The proposal considered by the School Board last fall was to establish a new school in the Fifth Ward at a site adjacent to the old Foster School building, which is now the Weisbourd-Homes Family Focus building.

Mr. Summers, a long-time advocate for establishing a school in the Fifth Ward, said students in the ward have not had a neighborhood school since Foster School was converted into a magnet school as part of a desegregation plan in the mid-1960s. The school was closed altogether in the mid-1970s.

Mr. Summers said hundreds of African American students have been bused out of the Fifth Ward to many other schools in the District for 40 years. He said the lack of a neighborhood school and sending students to as many as eight different schools splinters the neighborhood and deprives residents in the Fifth Ward of the opportunity to build a community around a school.

Ms. Bailey outlined the issues that the Committee was asked to address, which include the space needs of the District – now and five years out – based on projections prepared last year by Dr.
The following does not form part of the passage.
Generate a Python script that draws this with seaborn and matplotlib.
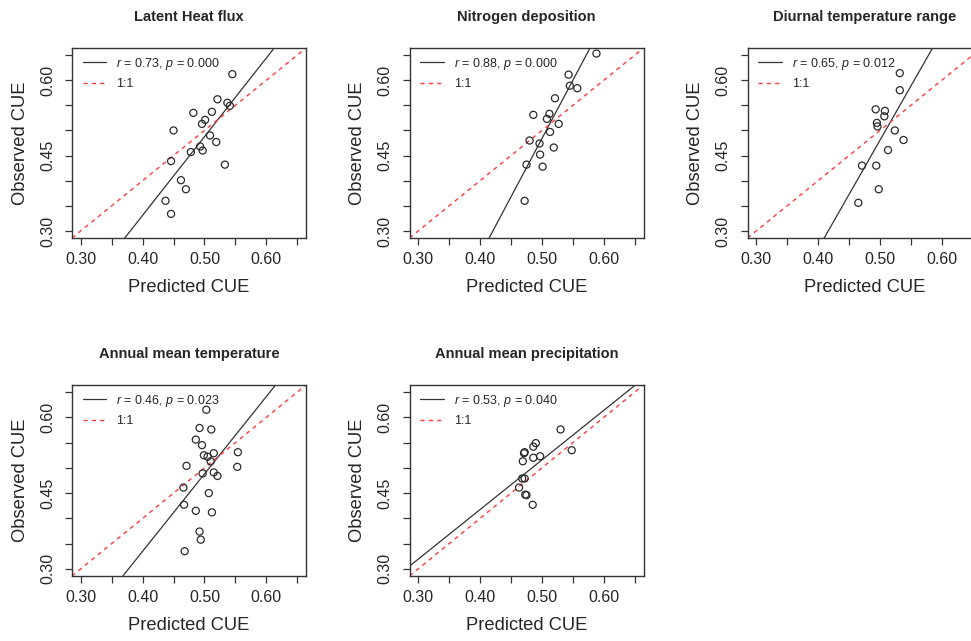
import numpy as np
import pandas as pd
import matplotlib
matplotlib.use('Agg')
import matplotlib.pyplot as plt
import seaborn as sns

# ---------------------------------------------------------
# 1. DATA
# ---------------------------------------------------------
titles = ['Latent Heat flux', 'Nitrogen deposition', 'Diurnal temperature range',
          'Annual mean temperature', 'Annual mean precipitation']
r_vals = ['0.73', '0.88', '0.65', '0.46', '0.53']
p_vals = ['0.000', '0.000', '0.012', '0.023', '0.040']

# fitted line of observed vs predicted (slope, intercept)
fit_slope = [1.566, 2.32, 2.159, 1.532, 0.9825]
fit_intercept = [-0.2954, -0.676, -0.599, -0.278, 0.0245]

lhf_pred = [0.545, 0.521, 0.537, 0.541, 0.482, 0.512, 0.501, 0.496, 0.450, 0.509,
            0.519, 0.493, 0.497, 0.478, 0.446, 0.533, 0.462, 0.470, 0.437, 0.446]
lhf_obs = [0.612, 0.562, 0.555, 0.549, 0.535, 0.537, 0.521, 0.513, 0.500, 0.490,
           0.477, 0.468, 0.460, 0.457, 0.439, 0.432, 0.401, 0.383, 0.360, 0.334]

ndep_pred = [0.588, 0.543, 0.545, 0.557, 0.521, 0.486, 0.512, 0.508, 0.527,
             0.513, 0.480, 0.496, 0.519, 0.497, 0.475, 0.501, 0.472]
ndep_obs = [0.653, 0.611, 0.589, 0.584, 0.564, 0.531, 0.533, 0.523, 0.513,
            0.497, 0.480, 0.474, 0.466, 0.452, 0.432, 0.428, 0.360]

dtr_pred = [0.532, 0.532, 0.493, 0.508, 0.507, 0.495, 0.496, 0.524, 0.538,
            0.513, 0.471, 0.494, 0.498, 0.465]
dtr_obs = [0.614, 0.580, 0.542, 0.539, 0.528, 0.515, 0.508, 0.500, 0.481,
           0.461, 0.430, 0.430, 0.383, 0.356]

tmp_pred = [0.503, 0.492, 0.511, 0.486, 0.496, 0.499, 0.505, 0.515, 0.510, 0.554,
            0.471, 0.553, 0.497, 0.515, 0.521, 0.466, 0.507, 0.467, 0.486, 0.512,
            0.492, 0.494, 0.468]
tmp_obs = [0.615, 0.579, 0.576, 0.556, 0.545, 0.525, 0.522, 0.529, 0.513, 0.531,
           0.504, 0.502, 0.489, 0.491, 0.484, 0.461, 0.450, 0.427, 0.415, 0.412,
           0.374, 0.358, 0.335]

pre_pred = [0.530, 0.548, 0.490, 0.486, 0.472, 0.471, 0.486, 0.497, 0.469,
            0.468, 0.472, 0.463, 0.473, 0.475, 0.485]
pre_obs = [0.576, 0.535, 0.549, 0.542, 0.531, 0.529, 0.520, 0.523, 0.513,
           0.479, 0.479, 0.461, 0.447, 0.446, 0.427]

predicted = [lhf_pred, ndep_pred, dtr_pred, tmp_pred, pre_pred]
observed = [lhf_obs, ndep_obs, dtr_obs, tmp_obs, pre_obs]

x_ticks = [0.30, 0.35, 0.40, 0.45, 0.50, 0.55, 0.60, 0.65]
x_labels = ['0.30', '', '0.40', '', '0.50', '', '0.60', '']
y_labels = ['0.30', '', '', '0.45', '', '', '0.60', '']
lims = (0.286, 0.664)

# ---------------------------------------------------------
# 2. STYLE
# ---------------------------------------------------------
sns.set_style('white')
plt.rcParams['font.family'] = ['Liberation Sans', 'DejaVu Sans']
plt.rcParams['mathtext.fontset'] = 'custom'
plt.rcParams['mathtext.rm'] = 'Liberation Sans'
plt.rcParams['mathtext.it'] = 'Liberation Sans:italic'

text_col = '#262626'
W, H = 971, 641
fig = plt.figure(figsize=(W / 100, H / 100), dpi=100)

# panel boxes in pixels: left, top, right, bottom
boxes = [(72, 48, 306, 238), (409.5, 48, 643.5, 238), (747.5, 48, 981.5, 238),
         (72, 385, 306, 576), (409.5, 385, 643.5, 576)]

# ---------------------------------------------------------
# 3. PANELS
# ---------------------------------------------------------
for i, (l, t, r, b) in enumerate(boxes):
    ax = fig.add_axes([l / W, 1 - b / H, (r - l) / W, (b - t) / H])
    df = pd.DataFrame({'pred': predicted[i], 'obs': observed[i]})

    sns.scatterplot(data=df, x='pred', y='obs', ax=ax, s=26,
                    facecolor='none', edgecolor='#2b2b2b', linewidth=0.9,
                    zorder=3)

    fit, = ax.plot([], [], color='#333333', lw=0.9)
    ax.axline((0, fit_intercept[i]), slope=fit_slope[i], color='#333333', lw=0.9)
    one, = ax.plot([], [], color='#ff3b3b', lw=1.0, ls=(0, (3, 3)))
    ax.axline((0, 0), slope=1, color='#ff3b3b', lw=1.0, ls=(0, (3, 3)))

    ax.set_xlim(lims)
    ax.set_ylim(lims)
    ax.set_xticks(x_ticks)
    ax.set_xticklabels(x_labels)
    ax.set_yticks(x_ticks)
    ax.set_yticklabels(y_labels, rotation=90, va='center')
    ax.tick_params(axis='both', direction='out', length=5, width=0.9,
                   color='#333333', labelsize=11.5, labelcolor=text_col, pad=5,
                   left=True, bottom=True)
    ax.tick_params(axis='y', pad=7)

    for sp in ax.spines.values():
        sp.set_color('#333333')
        sp.set_linewidth(1.0)

    ax.set_xlabel('Predicted CUE', fontsize=13.2, color=text_col, va='center')
    ax.xaxis.set_label_coords(0.5, -50 / (b - t))
    ax.set_ylabel('Observed CUE', fontsize=13.2, color=text_col, va='center')
    ax.yaxis.set_label_coords(-52 / (r - l), 0.5)

    ax.set_title(titles[i], fontsize=10.5, fontweight='bold', color=text_col,
                 y=1 + 23 / (b - t), va='center')

    ax.legend([fit, one],
              [r'$r$ = %s, $p$ = %s' % (r_vals[i], p_vals[i]), '1:1'],
              loc='upper left', bbox_to_anchor=(0, 1 + 3 / (b - t)),
              frameon=False, fontsize=9,
              handlelength=1.9, handletextpad=0.8, labelspacing=0.55,
              borderaxespad=0.45, labelcolor=text_col)

fig.savefig('out.png', dpi=100)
Kasarda; the history of the closing of Foster School; the level of interest of families residing in the potential attendance area of a new school and the level of community-wide interest and support to be gathered through a survey and at least one community forum; and financing options.

She also said the Committee would consider a curriculum and program options for the new school, attendance options for the new school, location options (including building a new school, leasing space or developing shared options), funding and governing options (including implications of a charter school), and other issues.

Superintendent Hardy Murphy, a member of the committee, said the Committee was being asked to perform what he described as “probably the most important task” facing the District. “We’re tasked with going through this process to see if there’s a way of crafting a set of recommendations that would address the space needs we have and to address also the historical concerns about whether or not our school district does in fact represent and offer the opportunity to students to have an education in their neighborhoods.”

He said the District needs a good assessment of its space needs, and parsed in with that is the historical context. He said several persons would be available to consult on topics including developing funding strategies through outside sources and magnet school options. He said if outside financing is not an option and a referendum becomes necessary, an issue the Committee would need to address is whether the District should move forward with a referendum in a stressed economy.

The Committee is expected to begin its work at its next meeting by considering the District’s space needs now and in the next three to five years. “We’re going to start there,” said Ms. Bailey.

The Committee has nine meetings scheduled between now and June 30, which will be held at various schools throughout the District and at Fleetwood Jordain. The plan is that the Committee will present its recommendations to the School Board early next fall.

The other members of the 13-member committee are Board member Kim Weaver, Superintendent Hardy Murphy, District Educator Council President Jean Luft, Bernie Bates, Kirby Callam, Pat Gregory, Katy Hart, Susan Hope-Engel, Betsy Jenkins, Lloyd Shepard and Drew Stover.